> [Your task]: Transcribe all of the material exactly, except for its pictures.

> [Supplied material]:
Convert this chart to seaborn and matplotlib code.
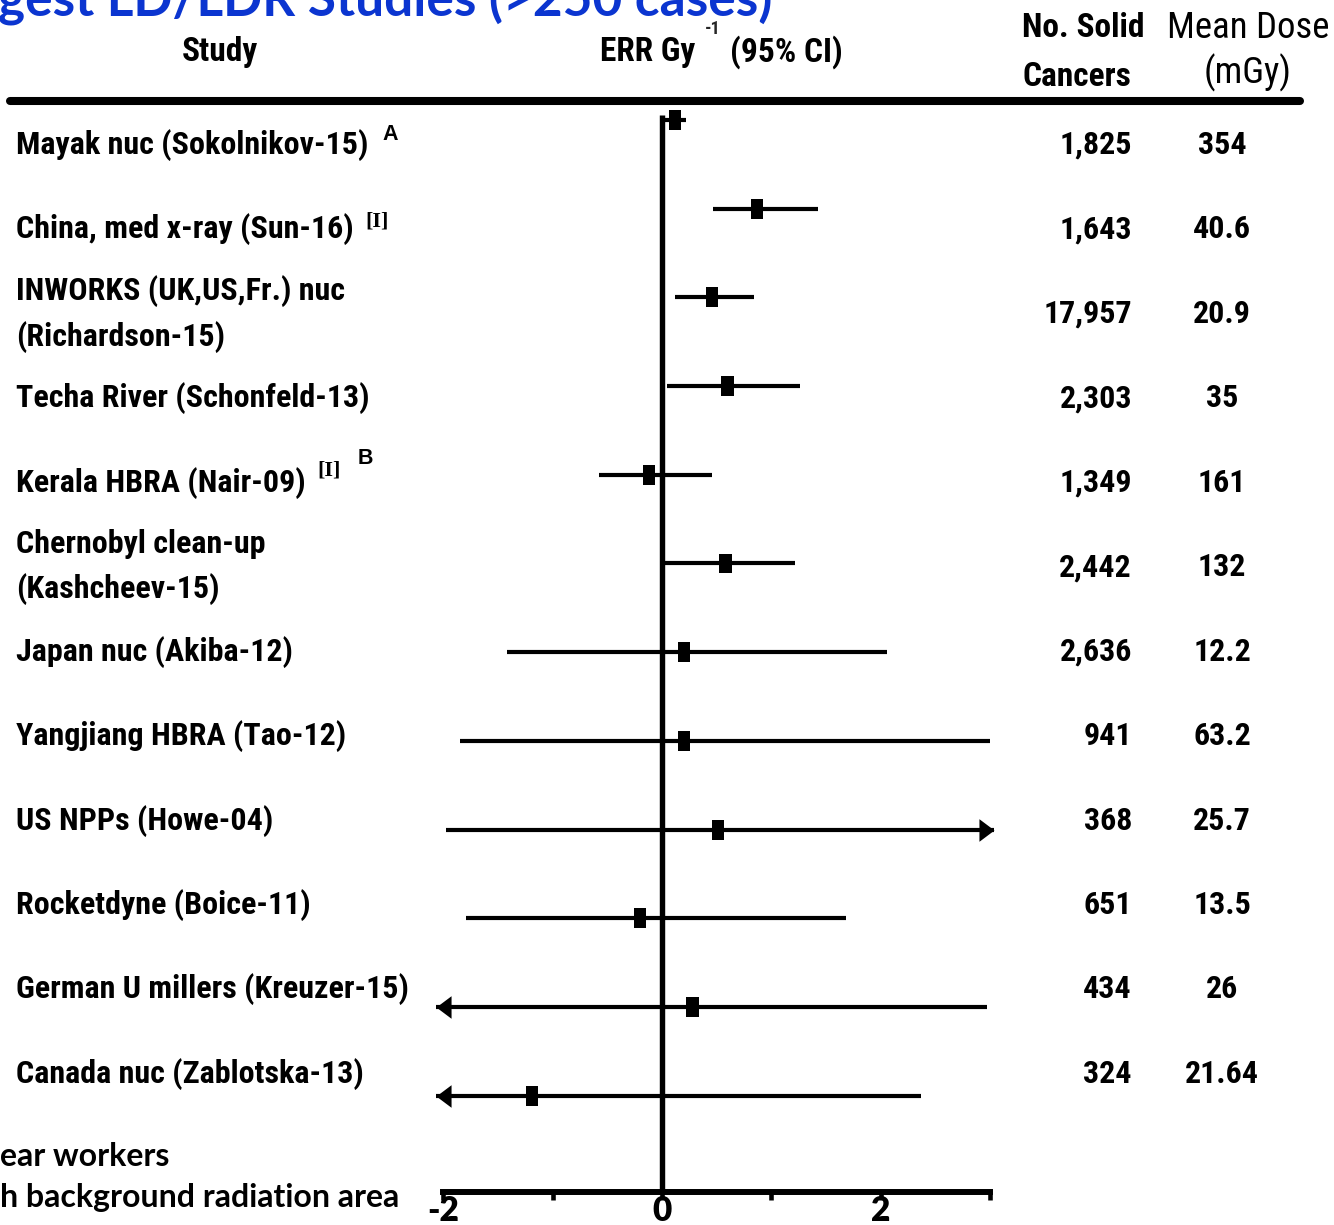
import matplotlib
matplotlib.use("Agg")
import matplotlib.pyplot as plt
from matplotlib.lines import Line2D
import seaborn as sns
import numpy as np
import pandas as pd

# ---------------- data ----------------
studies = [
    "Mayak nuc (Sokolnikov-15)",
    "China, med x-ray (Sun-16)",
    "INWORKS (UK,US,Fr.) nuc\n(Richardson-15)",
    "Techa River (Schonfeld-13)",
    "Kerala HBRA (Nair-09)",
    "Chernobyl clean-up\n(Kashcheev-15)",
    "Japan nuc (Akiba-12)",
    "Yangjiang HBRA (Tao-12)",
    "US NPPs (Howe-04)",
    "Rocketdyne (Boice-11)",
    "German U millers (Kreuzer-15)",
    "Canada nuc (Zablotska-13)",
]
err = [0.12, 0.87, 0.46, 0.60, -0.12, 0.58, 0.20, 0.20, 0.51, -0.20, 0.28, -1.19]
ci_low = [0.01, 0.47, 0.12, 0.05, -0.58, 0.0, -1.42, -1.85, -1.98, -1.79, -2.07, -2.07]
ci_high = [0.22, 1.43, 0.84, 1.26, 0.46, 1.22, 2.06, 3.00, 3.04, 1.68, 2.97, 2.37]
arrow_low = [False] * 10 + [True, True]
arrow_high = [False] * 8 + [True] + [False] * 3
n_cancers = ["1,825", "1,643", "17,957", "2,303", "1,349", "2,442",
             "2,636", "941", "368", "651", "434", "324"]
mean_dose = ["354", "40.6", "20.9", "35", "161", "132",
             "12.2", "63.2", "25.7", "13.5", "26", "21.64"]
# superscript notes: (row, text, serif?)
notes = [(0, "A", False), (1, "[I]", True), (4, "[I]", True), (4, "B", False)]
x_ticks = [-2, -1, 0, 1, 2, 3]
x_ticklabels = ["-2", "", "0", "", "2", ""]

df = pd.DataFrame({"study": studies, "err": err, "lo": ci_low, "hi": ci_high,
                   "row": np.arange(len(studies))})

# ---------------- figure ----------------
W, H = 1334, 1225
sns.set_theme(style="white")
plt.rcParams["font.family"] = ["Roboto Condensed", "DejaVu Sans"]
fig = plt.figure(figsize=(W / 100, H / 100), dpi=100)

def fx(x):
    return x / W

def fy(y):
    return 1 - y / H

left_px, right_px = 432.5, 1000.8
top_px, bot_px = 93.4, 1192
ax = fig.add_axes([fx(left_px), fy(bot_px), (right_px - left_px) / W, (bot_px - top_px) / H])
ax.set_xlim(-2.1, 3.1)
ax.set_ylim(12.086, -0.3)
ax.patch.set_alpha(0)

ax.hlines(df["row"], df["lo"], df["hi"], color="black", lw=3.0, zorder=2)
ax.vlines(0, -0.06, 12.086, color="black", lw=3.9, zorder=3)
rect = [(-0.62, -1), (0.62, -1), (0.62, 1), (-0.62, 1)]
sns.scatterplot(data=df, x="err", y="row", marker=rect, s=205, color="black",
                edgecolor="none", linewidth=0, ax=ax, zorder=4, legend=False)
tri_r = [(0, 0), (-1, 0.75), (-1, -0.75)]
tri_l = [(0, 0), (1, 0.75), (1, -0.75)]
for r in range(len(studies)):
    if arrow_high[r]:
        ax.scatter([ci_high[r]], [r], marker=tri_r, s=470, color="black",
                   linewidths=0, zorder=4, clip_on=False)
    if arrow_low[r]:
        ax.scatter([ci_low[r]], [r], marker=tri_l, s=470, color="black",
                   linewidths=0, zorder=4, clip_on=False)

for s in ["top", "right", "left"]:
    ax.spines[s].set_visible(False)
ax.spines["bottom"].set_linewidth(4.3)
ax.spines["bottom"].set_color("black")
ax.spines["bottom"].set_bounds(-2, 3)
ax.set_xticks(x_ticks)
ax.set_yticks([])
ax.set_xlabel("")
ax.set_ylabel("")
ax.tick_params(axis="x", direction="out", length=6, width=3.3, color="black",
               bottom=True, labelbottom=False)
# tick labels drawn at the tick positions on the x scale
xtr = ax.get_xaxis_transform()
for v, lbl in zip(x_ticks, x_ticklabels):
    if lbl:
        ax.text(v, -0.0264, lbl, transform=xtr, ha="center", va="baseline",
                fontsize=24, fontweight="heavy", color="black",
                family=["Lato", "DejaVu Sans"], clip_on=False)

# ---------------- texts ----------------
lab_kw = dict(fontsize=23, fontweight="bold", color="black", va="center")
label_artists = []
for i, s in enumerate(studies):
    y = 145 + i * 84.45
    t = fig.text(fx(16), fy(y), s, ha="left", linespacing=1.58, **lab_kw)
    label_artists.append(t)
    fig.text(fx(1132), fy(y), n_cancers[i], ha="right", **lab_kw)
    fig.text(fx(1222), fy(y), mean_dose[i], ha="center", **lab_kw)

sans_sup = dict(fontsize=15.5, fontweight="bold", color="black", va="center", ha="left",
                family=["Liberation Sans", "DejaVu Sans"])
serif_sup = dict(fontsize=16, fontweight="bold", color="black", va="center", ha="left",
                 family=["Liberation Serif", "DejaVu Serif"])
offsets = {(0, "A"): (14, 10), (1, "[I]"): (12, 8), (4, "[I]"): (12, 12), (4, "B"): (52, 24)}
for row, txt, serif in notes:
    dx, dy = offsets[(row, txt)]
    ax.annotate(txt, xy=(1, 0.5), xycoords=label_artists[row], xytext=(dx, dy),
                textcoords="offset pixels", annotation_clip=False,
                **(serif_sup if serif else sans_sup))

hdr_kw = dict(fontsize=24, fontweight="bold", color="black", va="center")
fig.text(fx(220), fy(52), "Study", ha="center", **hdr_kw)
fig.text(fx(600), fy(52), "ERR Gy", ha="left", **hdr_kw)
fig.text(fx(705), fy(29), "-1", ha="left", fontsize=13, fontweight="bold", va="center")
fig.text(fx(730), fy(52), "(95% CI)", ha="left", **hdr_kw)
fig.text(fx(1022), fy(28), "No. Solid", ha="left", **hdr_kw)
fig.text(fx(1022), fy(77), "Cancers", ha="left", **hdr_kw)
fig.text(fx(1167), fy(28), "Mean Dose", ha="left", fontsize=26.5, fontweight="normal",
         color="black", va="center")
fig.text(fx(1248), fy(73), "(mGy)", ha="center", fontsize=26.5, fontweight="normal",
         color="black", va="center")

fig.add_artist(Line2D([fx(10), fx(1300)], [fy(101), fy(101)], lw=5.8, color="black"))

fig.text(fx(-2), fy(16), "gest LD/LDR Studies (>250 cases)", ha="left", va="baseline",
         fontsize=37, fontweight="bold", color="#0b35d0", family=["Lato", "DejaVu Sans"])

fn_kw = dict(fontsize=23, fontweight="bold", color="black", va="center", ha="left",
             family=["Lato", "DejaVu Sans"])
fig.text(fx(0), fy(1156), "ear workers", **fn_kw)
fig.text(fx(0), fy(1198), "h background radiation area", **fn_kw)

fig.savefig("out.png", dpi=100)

> [Final result]:
Convert this chart to seaborn and matplotlib code.
import matplotlib
matplotlib.use("Agg")
import matplotlib.pyplot as plt
from matplotlib.lines import Line2D
import seaborn as sns
import numpy as np
import pandas as pd

# ---------------- data ----------------
studies = [
    "Mayak nuc (Sokolnikov-15)",
    "China, med x-ray (Sun-16)",
    "INWORKS (UK,US,Fr.) nuc\n(Richardson-15)",
    "Techa River (Schonfeld-13)",
    "Kerala HBRA (Nair-09)",
    "Chernobyl clean-up\n(Kashcheev-15)",
    "Japan nuc (Akiba-12)",
    "Yangjiang HBRA (Tao-12)",
    "US NPPs (Howe-04)",
    "Rocketdyne (Boice-11)",
    "German U millers (Kreuzer-15)",
    "Canada nuc (Zablotska-13)",
]
err = [0.12, 0.87, 0.46, 0.60, -0.12, 0.58, 0.20, 0.20, 0.51, -0.20, 0.28, -1.19]
ci_low = [0.01, 0.47, 0.12, 0.05, -0.58, 0.0, -1.42, -1.85, -1.98, -1.79, -2.07, -2.07]
ci_high = [0.22, 1.43, 0.84, 1.26, 0.46, 1.22, 2.06, 3.00, 3.04, 1.68, 2.97, 2.37]
arrow_low = [False] * 10 + [True, True]
arrow_high = [False] * 8 + [True] + [False] * 3
n_cancers = ["1,825", "1,643", "17,957", "2,303", "1,349", "2,442",
             "2,636", "941", "368", "651", "434", "324"]
mean_dose = ["354", "40.6", "20.9", "35", "161", "132",
             "12.2", "63.2", "25.7", "13.5", "26", "21.64"]
# superscript notes: (row, text, serif?)
notes = [(0, "A", False), (1, "[I]", True), (4, "[I]", True), (4, "B", False)]
x_ticks = [-2, -1, 0, 1, 2, 3]
x_ticklabels = ["-2", "", "0", "", "2", ""]

df = pd.DataFrame({"study": studies, "err": err, "lo": ci_low, "hi": ci_high,
                   "row": np.arange(len(studies))})

# ---------------- figure ----------------
W, H = 1334, 1225
sns.set_theme(style="white")
plt.rcParams["font.family"] = ["Roboto Condensed", "DejaVu Sans"]
fig = plt.figure(figsize=(W / 100, H / 100), dpi=100)

def fx(x):
    return x / W

def fy(y):
    return 1 - y / H

left_px, right_px = 432.5, 1000.8
top_px, bot_px = 93.4, 1192
ax = fig.add_axes([fx(left_px), fy(bot_px), (right_px - left_px) / W, (bot_px - top_px) / H])
ax.set_xlim(-2.1, 3.1)
ax.set_ylim(12.086, -0.3)
ax.patch.set_alpha(0)

ax.hlines(df["row"], df["lo"], df["hi"], color="black", lw=3.0, zorder=2)
ax.vlines(0, -0.06, 12.086, color="black", lw=3.9, zorder=3)
rect = [(-0.62, -1), (0.62, -1), (0.62, 1), (-0.62, 1)]
sns.scatterplot(data=df, x="err", y="row", marker=rect, s=205, color="black",
                edgecolor="none", linewidth=0, ax=ax, zorder=4, legend=False)
tri_r = [(0, 0), (-1, 0.75), (-1, -0.75)]
tri_l = [(0, 0), (1, 0.75), (1, -0.75)]
for r in range(len(studies)):
    if arrow_high[r]:
        ax.scatter([ci_high[r]], [r], marker=tri_r, s=470, color="black",
                   linewidths=0, zorder=4, clip_on=False)
    if arrow_low[r]:
        ax.scatter([ci_low[r]], [r], marker=tri_l, s=470, color="black",
                   linewidths=0, zorder=4, clip_on=False)

for s in ["top", "right", "left"]:
    ax.spines[s].set_visible(False)
ax.spines["bottom"].set_linewidth(4.3)
ax.spines["bottom"].set_color("black")
ax.spines["bottom"].set_bounds(-2, 3)
ax.set_xticks(x_ticks)
ax.set_yticks([])
ax.set_xlabel("")
ax.set_ylabel("")
ax.tick_params(axis="x", direction="out", length=6, width=3.3, color="black",
               bottom=True, labelbottom=False)
# tick labels drawn at the tick positions on the x scale
xtr = ax.get_xaxis_transform()
for v, lbl in zip(x_ticks, x_ticklabels):
    if lbl:
        ax.text(v, -0.0264, lbl, transform=xtr, ha="center", va="baseline",
                fontsize=24, fontweight="heavy", color="black",
                family=["Lato", "DejaVu Sans"], clip_on=False)

# ---------------- texts ----------------
lab_kw = dict(fontsize=23, fontweight="bold", color="black", va="center")
label_artists = []
for i, s in enumerate(studies):
    y = 145 + i * 84.45
    t = fig.text(fx(16), fy(y), s, ha="left", linespacing=1.58, **lab_kw)
    label_artists.append(t)
    fig.text(fx(1132), fy(y), n_cancers[i], ha="right", **lab_kw)
    fig.text(fx(1222), fy(y), mean_dose[i], ha="center", **lab_kw)

sans_sup = dict(fontsize=15.5, fontweight="bold", color="black", va="center", ha="left",
                family=["Liberation Sans", "DejaVu Sans"])
serif_sup = dict(fontsize=16, fontweight="bold", color="black", va="center", ha="left",
                 family=["Liberation Serif", "DejaVu Serif"])
offsets = {(0, "A"): (14, 10), (1, "[I]"): (12, 8), (4, "[I]"): (12, 12), (4, "B"): (52, 24)}
for row, txt, serif in notes:
    dx, dy = offsets[(row, txt)]
    ax.annotate(txt, xy=(1, 0.5), xycoords=label_artists[row], xytext=(dx, dy),
                textcoords="offset pixels", annotation_clip=False,
                **(serif_sup if serif else sans_sup))

hdr_kw = dict(fontsize=24, fontweight="bold", color="black", va="center")
fig.text(fx(220), fy(52), "Study", ha="center", **hdr_kw)
fig.text(fx(600), fy(52), "ERR Gy", ha="left", **hdr_kw)
fig.text(fx(705), fy(29), "-1", ha="left", fontsize=13, fontweight="bold", va="center")
fig.text(fx(730), fy(52), "(95% CI)", ha="left", **hdr_kw)
fig.text(fx(1022), fy(28), "No. Solid", ha="left", **hdr_kw)
fig.text(fx(1022), fy(77), "Cancers", ha="left", **hdr_kw)
fig.text(fx(1167), fy(28), "Mean Dose", ha="left", fontsize=26.5, fontweight="normal",
         color="black", va="center")
fig.text(fx(1248), fy(73), "(mGy)", ha="center", fontsize=26.5, fontweight="normal",
         color="black", va="center")

fig.add_artist(Line2D([fx(10), fx(1300)], [fy(101), fy(101)], lw=5.8, color="black"))

fig.text(fx(-2), fy(16), "gest LD/LDR Studies (>250 cases)", ha="left", va="baseline",
         fontsize=37, fontweight="bold", color="#0b35d0", family=["Lato", "DejaVu Sans"])

fn_kw = dict(fontsize=23, fontweight="bold", color="black", va="center", ha="left",
             family=["Lato", "DejaVu Sans"])
fig.text(fx(0), fy(1156), "ear workers", **fn_kw)
fig.text(fx(0), fy(1198), "h background radiation area", **fn_kw)

fig.savefig("out.png", dpi=100)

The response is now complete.